My now-delayed reaction to the #amazonfail flap discussed in my last post is this: The kinds of people who would concern themselves with systemic censorship and the kinds of people who do the bulk of their book buying on Amazon would seem to share very little space in a Venn diagram, which is why I’m surprised that this is getting so much attention. That is to say, the act of shopping on amazon.com itself serves as a kind of self-selected censorship.

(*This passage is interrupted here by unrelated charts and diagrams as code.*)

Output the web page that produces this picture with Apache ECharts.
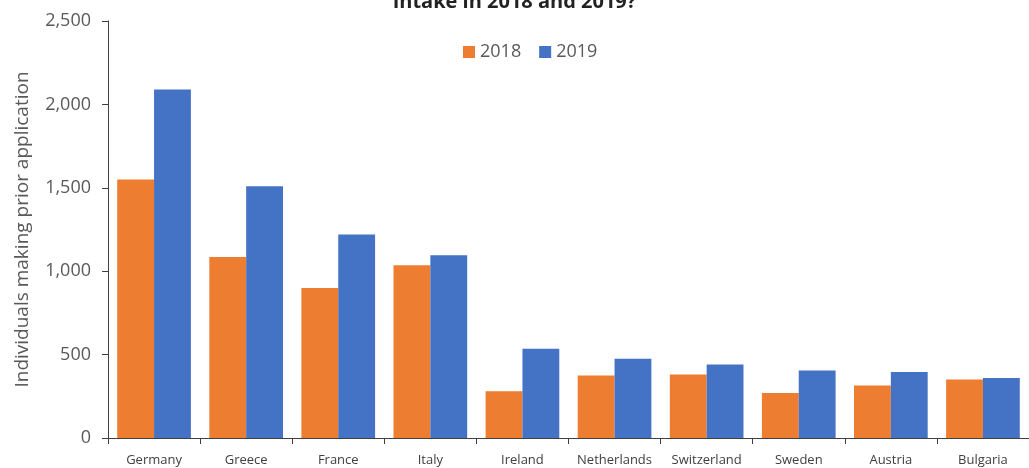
<!DOCTYPE html>
<html>
<head>
<meta charset="utf-8">
<script src="https://cdn.jsdelivr.net/npm/echarts@6/dist/echarts.min.js"></script>
<style>
html,body{margin:0;padding:0;background:#fff;}
#chart{width:1029px;height:468px;}
</style>
</head>
<body>
<div id="chart"></div>
<script>
var countries = ['Germany','Greece','France','Italy','Ireland','Netherlands','Switzerland','Sweden','Austria','Bulgaria'];
var y2018 = [1550, 1085, 900, 1035, 280, 375, 380, 270, 315, 350];
var y2019 = [2090, 1510, 1220, 1095, 535, 475, 440, 405, 395, 360];

var chart = echarts.init(document.getElementById('chart'));
var option = {
    backgroundColor: '#fff',
    animation: false,
    title: {
        text: 'Intake in 2018 and 2019?',
        left: 'center',
        top: -13,
        textStyle: {fontFamily: 'Open Sans', fontSize: 20, fontWeight: 'bold', color: '#222'}
    },
    legend: {
        data: ['2018','2019'],
        top: 38,
        left: 458,
        itemWidth: 12,
        itemHeight: 12,
        itemGap: 18,
        icon: 'rect',
        textStyle: {fontFamily: 'Open Sans', fontSize: 18, color: '#595959'}
    },
    grid: {left: 108, right: -3, top: 21, bottom: 30},
    xAxis: {
        type: 'category',
        data: countries,
        axisLine: {lineStyle: {color: '#404040'}},
        axisTick: {show: true, length: 6, lineStyle: {color: '#404040'}},
        axisLabel: {fontFamily: 'Open Sans', fontSize: 13, color: '#404040', margin: 16, interval: 0}
    },
    yAxis: {
        type: 'value',
        min: 0,
        max: 2500,
        interval: 500,
        name: 'Individuals making prior application',
        nameLocation: 'middle',
        nameGap: 76,
        nameTextStyle: {fontFamily: 'Open Sans', fontSize: 19, color: '#595959'},
        splitLine: {show: false},
        axisLine: {show: true, lineStyle: {color: '#404040'}},
        axisTick: {show: true, length: 6, inside: false, lineStyle: {color: '#404040'}},
        axisLabel: {
            fontFamily: 'Open Sans', fontSize: 18, color: '#595959', margin: 17,
            formatter: function(v){ return v.toLocaleString('en-US'); }
        }
    },
    series: [
        {name: '2018', type: 'bar', data: y2018, itemStyle: {color: '#ED7D31'}, barGap: '0%', barCategoryGap: '20%'},
        {name: '2019', type: 'bar', data: y2019, itemStyle: {color: '#4472C4'}}
    ]
};
chart.setOption(option);
</script>
</body>
</html>
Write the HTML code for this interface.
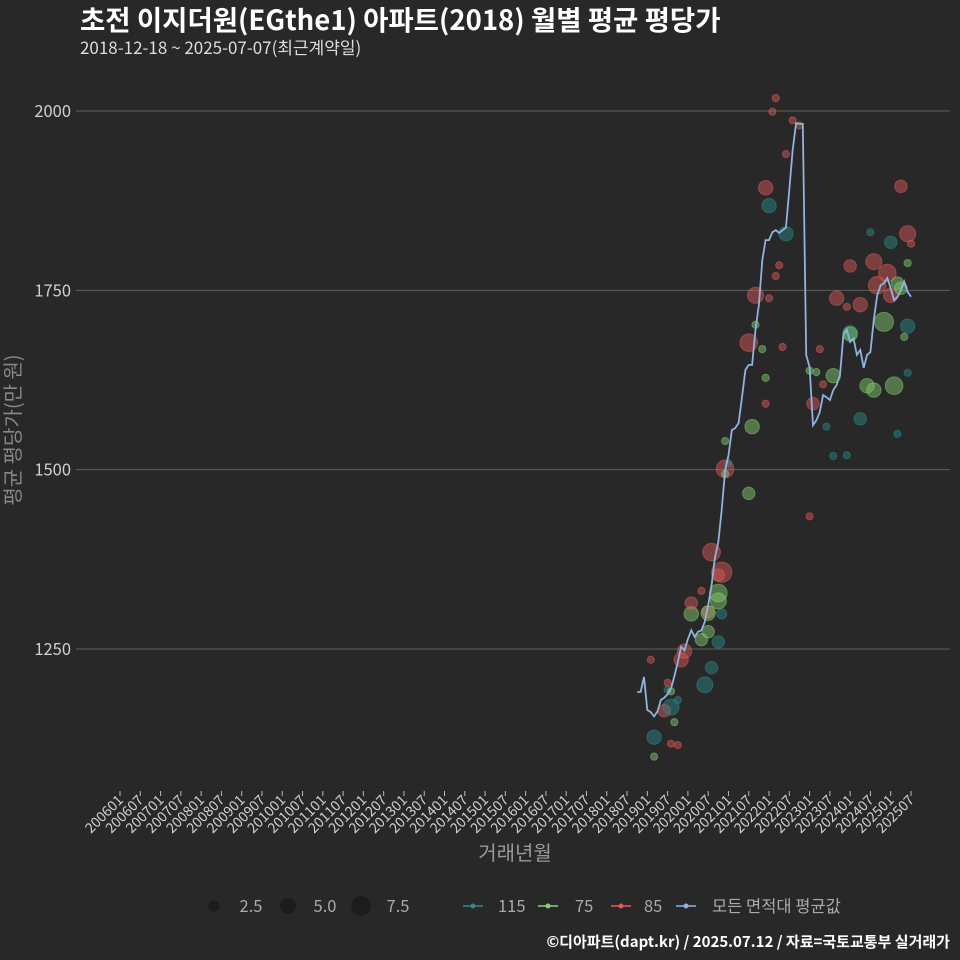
<!DOCTYPE html>
<html><head><meta charset="utf-8"><style>
html,body{margin:0;padding:0;background:#282828;}
svg{display:block;font-family:"Noto Sans CJK KR","Liberation Sans",sans-serif;}
</style></head><body>
<svg id="chart" width="960" height="960" viewBox="0 0 960 960">
<rect width="960" height="960" fill="#282828"/>
<text x="80" y="30" fill="#ffffff" font-size="27.5" font-weight="bold">초전 이지더원(EGthe1) 아파트(2018) 월별 평균 평당가</text>
<text x="80" y="54" fill="#dddddd" font-size="17">2018-12-18 ~ 2025-07-07(최근계약일)</text>
<g id="grid"></g><g id="xaxis"></g><g id="bubbles"></g><g id="line"></g>
<text x="515" y="860" fill="#999" font-size="20" text-anchor="middle">거래년월</text>
<text transform="translate(20,430) rotate(-90)" fill="#888" font-size="20" text-anchor="middle">평균 평당가(만 원)</text>
<g id="legend"></g>
<text x="950" y="947" fill="#ffffff" font-size="15" font-weight="bold" text-anchor="end">©디아파트(dapt.kr) / 2025.07.12 / 자료=국토교통부 실거래가</text>
</svg>
<script>
const yTicks=[1250,1500,1750,2000];
const lineStart="2018-10";
const lineValues=[1190,1190,1211,1165,1162,1156,1163,1179,1182,1187,1195,1212,1232,1253,1248,1264,1276,1267,1274,1276,1288,1311,1339,1377,1399,1444,1499,1520,1555,1558,1565,1601,1639,1646,1646,1695,1730,1792,1820,1820,1831,1834,1830,1834,1837,1890,1946,1983,1982,1982,1660,1643,1562,1569,1580,1604,1601,1597,1611,1618,1632,1688,1695,1678,1683,1660,1667,1642,1660,1664,1709,1743,1757,1760,1767,1753,1736,1741,1750,1762,1748,1741];
const bubbleDates=["2019-03","2019-03","2019-06","2019-08","2019-08","2019-07","2019-07","2019-09","2019-10","2019-02","2019-08","2019-10","2019-11","2019-12","2020-02","2020-02","2020-05","2020-06","2020-08","2020-05","2020-07","2020-07","2020-07","2020-10","2020-10","2020-10","2020-10","2020-08","2020-11","2020-11","2020-12","2020-12","2021-01","2020-12","2021-07","2021-08","2021-07","2021-09","2021-09","2021-11","2021-12","2021-12","2021-12","2022-01","2022-01","2022-03","2022-04","2022-05","2022-06","2022-06","2022-08","2022-10","2022-02","2022-03","2023-01","2023-01","2023-02","2023-04","2023-03","2023-05","2023-06","2023-08","2023-08","2023-12","2023-09","2023-12","2024-01","2024-01","2024-01","2024-04","2024-04","2024-06","2024-08","2024-07","2024-08","2024-09","2024-12","2024-11","2025-01","2025-03","2025-04","2025-01","2025-04","2025-02","2025-06","2025-06","2025-05","2025-07","2025-06","2025-03","2025-06"];
const bubbleValues=[1127,1100,1164,1118,1169,1193,1203,1148,1116,1235,1191,1179,1235,1247,1299,1314,1331,1200,1224,1263,1274,1302,1300,1260,1317,1353,1328,1385,1357,1299,1501,1494,1509,1540,1467,1560,1677,1743,1702,1668,1592,1628,1893,1868,1739,1770,1785,1671,1940,1829,1987,1980,1999,2018,1435,1638,1592,1668,1636,1619,1560,1519,1631,1520,1739,1727,1784,1691,1689,1730,1571,1617,1611,1831,1790,1757,1774,1706,1743,1760,1753,1817,1895,1617,1700,1829,1685,1815,1788,1550,1635];
const bubbleCounts=[4,1,3,1,5,1,1,1,1,1,1,1,4,4,4,3,1,5,3,3,3,3,4,3,5,3,6,6,8,2,6,1,1,1,3,4,6,5,1,1,1,1,4,4,1,1,1,1,1,4,1,1,1,1,1,1,3,1,1,1,1,1,4,1,4,1,3,4,4,4,3,4,4,1,5,6,6,7,4,3,3,3,3,6,4,5,1,1,1,1,1];
const bubbleTypes=["115","75","85","85","115","115","85","75","85","85","75","115","85","85","75","85","85","115","115","75","75","85","75","115","75","85","75","85","85","115","85","75","115","75","75","75","85","85","75","75","85","75","85","115","85","85","85","85","85","115","85","85","85","85","85","75","85","85","75","85","115","115","75","115","85","85","85","115","75","85","115","75","75","115","85","85","85","75","85","75","75","115","85","75","115","85","75","85","75","115","115"];
const xTickStart="2006-01", xTickEnd="2025-07";
const colors={"115":"#2a8c8a","75":"#86d270","85":"#e25a5a"};
const ns="http://www.w3.org/2000/svg";
function mk(t,a,p){const e=document.createElementNS(ns,t);for(const k in a)e.setAttribute(k,a[k]);p.appendChild(e);return e;}
function mIdx(s){const [y,m]=s.split("-").map(Number);return (y-2006)*12+(m-1);}
const x0=120,pxPerMonth=(911-120)/mIdx(xTickEnd);
function X(s){return x0+mIdx(s)*pxPerMonth;}
function Xi(i){return x0+i*pxPerMonth;}
function Y(v){return 111+(2000-v)*(649-111)/750;}
function idxToStr(i){const y=2006+Math.floor(i/12),m=i%12+1;return y+""+(m<10?"0"+m:m);}
const grid=document.getElementById("grid");
yTicks.forEach(v=>{
 const l=mk("line",{x1:76,x2:950,y1:Y(v),y2:Y(v),stroke:"#5e5e5e","stroke-width":1},grid);
 
 
 const t=mk("text",{x:71,y:Y(v)+6,fill:"#d0d0d0","font-size":16.5,"text-anchor":"end"},grid);
 t.textContent=v;
 
 
});
const xa=document.getElementById("xaxis");
for(let i=mIdx(xTickStart);i<=mIdx(xTickEnd);i+=6){
 const x=Xi(i);
 const tk=mk("line",{x1:x,x2:x,y1:791,y2:796,stroke:"#bbb","stroke-width":1},xa);
 
 
 const t=mk("text",{transform:`translate(${x+4},${801}) rotate(-45)`,fill:"#d0d0d0","font-size":14,"text-anchor":"end"},xa);
 t.textContent=idxToStr(i);
 
 
}
const bg=document.getElementById("bubbles");
bubbleDates.forEach((d,i)=>{
 const c=mk("circle",{cx:X(d),cy:Y(bubbleValues[i]),r:3.6*Math.sqrt(bubbleCounts[i]),fill:colors[bubbleTypes[i]],"fill-opacity":0.45,stroke:colors[bubbleTypes[i]],"stroke-opacity":0.5},bg);
 
 
});
const s0=mIdx(lineStart);
const pts=lineValues.map((v,i)=>Xi(s0+i).toFixed(1)+","+Y(v).toFixed(1)).join(" ");
const pl=mk("polyline",{points:pts,fill:"none",stroke:"#8fb4e0","stroke-width":1.8},document.getElementById("line"));


const lg=document.getElementById("legend");
[[2.5,214,251],[5.0,288,325],[7.5,361,398]].forEach(([v,cx,tx])=>{
 const c=mk("circle",{cx:cx,cy:906,r:3.6*Math.sqrt(v),fill:"#1c1c1c"},lg);
 
 
 const t=mk("text",{x:tx,y:912,fill:"#aaa","font-size":16.5,"text-anchor":"middle"},lg);
 t.textContent=v.toFixed(1);
 
 
});
[["115",colors["115"],473,498],["75",colors["75"],548,575],["85",colors["85"],621,644],["모든 면적대 평균값","#8fb4e0",686,712]].forEach(([lab,col,cx,tx])=>{
 const l=mk("line",{x1:cx-10,x2:cx+10,y1:906,y2:906,stroke:col,"stroke-width":1.5},lg);
 
 
 const c=mk("circle",{cx:cx,cy:906,r:2.5,fill:col},lg);
 
 
 const t=mk("text",{x:tx,y:912,fill:"#aaa","font-size":16.5},lg);
 t.textContent=lab;
 
 
});
</script>
</body></html>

Let me explain: Find some time this week to go into an independent bookstore, chat with someone who works there for a while, and then let that person hand-sell you a book. I guarantee you that you’ll leave with a book better suited to your tastes than the ones you’d be presented by Amazon Recommends. Because, the thing is, indie bookstores know indie publishers, and indie publishers tend to publish books that are a little off the mainstream, quirky, deviant, experimental, and often quite different from anything that Random House is doing. And all of us are quirky, deviant, etc., in some ways. So while Big Generic Book may pass the time without offending your tastes, if you can find the right person to sell you the right Little Specific Book, chances are you’ll be a lot more satisfied.
And little and indie publishers rely on little and indie stores to do this. Because big and corporate stores won’t or can’t. Buying Tiny Indie Book from Amazon is good, but buying that same book from Awesome Indie Bookstore is better, because you’re not only supporting disparate literary voices, but you’re supporting the structure that props up those voices as well. What happens when places like Schwartz Bookshop in Milwaukee close up shop for good (for shame, Brew City, for shame) is that we lose one more outlet that devotes itself to good literature over the corporate business of books. And as these small stores fold all over the country, we’re left with ever-expanding conglomerates that cast an ever-shrinking net over the kinds of books that they’ll stock. Buying from Amazon instead of Main Street Books is self-censoring. When all we have left are Amazon and Barnes & Nobel, good luck finding any books with voices or ideologies that deviate from mainstream culture.
The Da Vinci Code, Harry Potter, Twilight – it’s great that people are reading, really — but should we all be reading the exact same book? I think that a populous with a diversity of knowledge and touch-points is a good thing. And that as the number of independently owned bookstores shrinks, we also lose visibility for less standard, less safe, less mainstream literature and ideas, and our culture becomes just that much more homogenized.
And, yeah, it sucks that Amazon was doing that bizzarro de-ranking bullshit, but when we effectively drive small bookstores — that serve as the obvious alternative to Amazon — out of business, can we really complain about Amazon’s business practices?
So here’s my suggestion: Find an IndieBound Bookstore near you. Go in. Buy some books. If you can’t find a bookstore near you, call one up — a lot of them will ship.
Also, if you’re in the Milwaukee area (as I know many of our readers are), you might want to check out A Broader Vocabulary. Milwaukee’s only feminist bookstore recently closed, and ABV is fighting to bring it back. Not sure what they’ve got coming up next, but they’re worth watching.
Anyway, forgive the soapbox, but this is kind of a big one for me. I get the convenience-factor of online shopping (believe me. I’m practically phone-phobic), but for this, the cost is just too high.